Much of the 19’s data was also highly confidential. Some of the 19 were journalists, and the data interrogated may well have concerned communications with sources in various centres of power. This kind of stuff goes to the heart of the media’s function in a democracy. There is absolutely no evidence that Mr O’Brien, notwithstanding his shareholding in INM, had any knowledge of the removal of the data.
Not just that, but, as a media owner, he would be well aware of the importance of the confidentiality of sources for journalists. Separately, one might well posit the theory that, as a man who obviously values privacy highly, he would be horrified at what was done.
We don’t know what his opinion on the matter is, though, because he has not commented on it since it came into the public domain early last year. All we do know, through the Office of the Director of Corporate Enforcement, is that a company controlled by Mr O’Brien, Blaydon Ltd, paid for the interrogation.
Again, there is no evidence that a man of Mr O’Brien’s vast business interests would have been aware that a company controlled by him would have paid for the interrogation of private
data originating in another company in which he was the biggest shareholder.

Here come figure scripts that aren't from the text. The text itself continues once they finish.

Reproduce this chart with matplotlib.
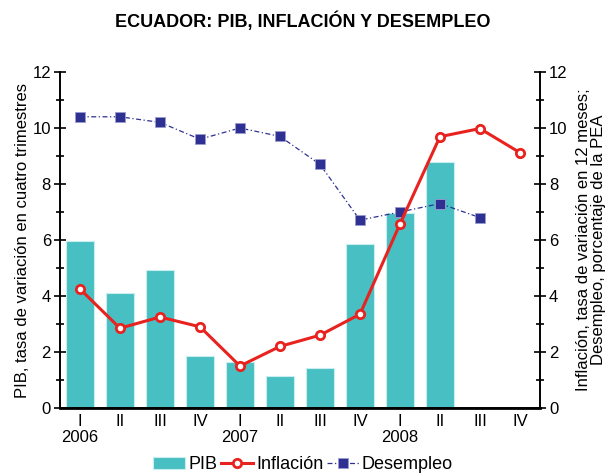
import matplotlib.pyplot as plt
from matplotlib.ticker import MultipleLocator

plt.rcParams['font.family'] = ['Liberation Sans', 'DejaVu Sans']

quarters = ['I', 'II', 'III', 'IV', 'I', 'II', 'III', 'IV', 'I', 'II', 'III', 'IV']
years = ['2006', '2007', '2008']
pib = [5.95, 4.1, 4.93, 1.86, 1.64, 1.14, 1.43, 5.85, 6.97, 8.78]
inflacion = [4.25, 2.85, 3.25, 2.9, 1.5, 2.2, 2.6, 3.35, 6.57, 9.69, 9.98, 9.12]
desempleo = [10.4, 10.4, 10.2, 9.6, 10.0, 9.7, 8.7, 6.71, 7.0, 7.3, 6.8]

teal = '#48bfc3'
red = '#e8231f'
navy = '#2e3192'

fig = plt.figure(figsize=(6.06, 4.73), dpi=100)
ax = fig.add_axes([0.099, 0.1374, 0.792, 0.7104])
ax2 = ax.twinx()

bars = ax.bar(range(len(pib)), pib, width=0.68, color=teal,
              edgecolor='#c8eeee', linewidth=0.8, label='PIB', zorder=1)
l_inf, = ax2.plot(range(len(inflacion)), inflacion, color=red, lw=2.2,
                  marker='o', ms=6, mfc='white', mec=red, mew=2, label='Inflación', zorder=3)
l_des, = ax2.plot(range(len(desempleo)), desempleo, color=navy, lw=0.9,
                  linestyle=(0, (4, 2, 1, 2)), marker='s', ms=7, mfc=navy,
                  mec='#9a9cd0', mew=0.6, label='Desempleo', zorder=2)

for a in (ax, ax2):
    a.set_ylim(0, 12)
    a.set_xlim(-0.5, 11.5)
    a.yaxis.set_major_locator(MultipleLocator(2))
    a.yaxis.set_minor_locator(MultipleLocator(1))
    a.tick_params(axis='y', which='major', direction='inout', length=9, width=1.2, labelsize=12, pad=2)
    a.tick_params(axis='y', which='minor', direction='inout', length=6, width=1.2)
    a.spines['top'].set_visible(False)
    for s in ('left', 'right', 'bottom'):
        a.spines[s].set_linewidth(1.2)

ax.set_xticks(range(len(quarters)))
ax.set_xticklabels(quarters, fontsize=12)
ax.tick_params(axis='x', length=0, pad=4)
ax.spines['bottom'].set_linewidth(2)

for i, yr in enumerate(years):
    ax.text(i * 4, -0.8, yr, ha='center', va='top', fontsize=12)

ax.set_ylabel('PIB, tasa de variación en cuatro trimestres', fontsize=12, labelpad=2)
ax2.set_ylabel('Inflación, tasa de variación en 12 meses;\nDesempleo, porcentaje de la PEA',
               fontsize=12, labelpad=6, rotation=90, linespacing=1.0, multialignment='center')

fig.suptitle('ECUADOR: PIB, INFLACIÓN Y DESEMPLEO', fontsize=13, fontweight='bold', y=0.975)

fig.legend(handles=[bars, l_inf, l_des], loc='lower center', bbox_to_anchor=(0.5, -0.035),
           ncol=3, frameon=False, fontsize=13, handlelength=1.8, handletextpad=0.15,
           columnspacing=0.2)

fig.savefig('out.png', dpi=100)
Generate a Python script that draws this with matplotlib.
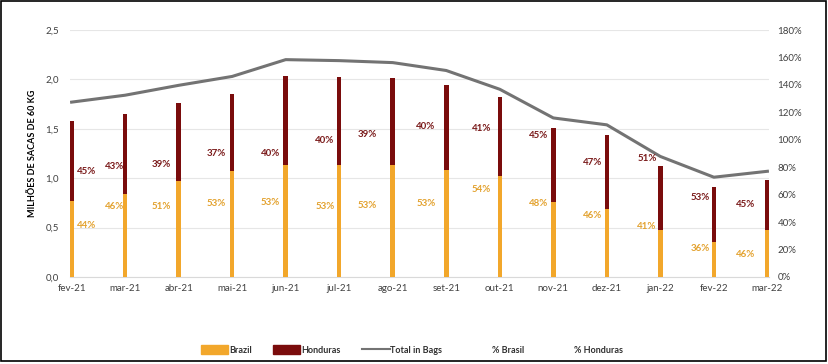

These are matters which will be delved into in some detail by the High Court inspectors who are examining how INM did its business in a number of respects over the last five years.
In the event of the Isle Of Man 19 following Mr O’Brien’s lead and seeking recourse to the courts, there will be some differences in their respective approaches.
Mr O’Brien was looking to assert what he saw as his rights as a citizen in a democracy. His action was based on asserting a principle.
The 19, all of whom are undoubtedly people of high principle, will more likely be interested in receiving monetary compensation rather than a legal declaration. If they can prove their case, they will be entitled to be well-compensated for a breach of their privacy. In such an eventuality, the money will have to be paid out by INM.
It would be something of a bitter irony for Mr O’Brien if, as the main shareholder, he had to stump up for a privacy breach on a court ruling, having experienced, in his own case, a ruling that his privacy was legitimately breached in parliament.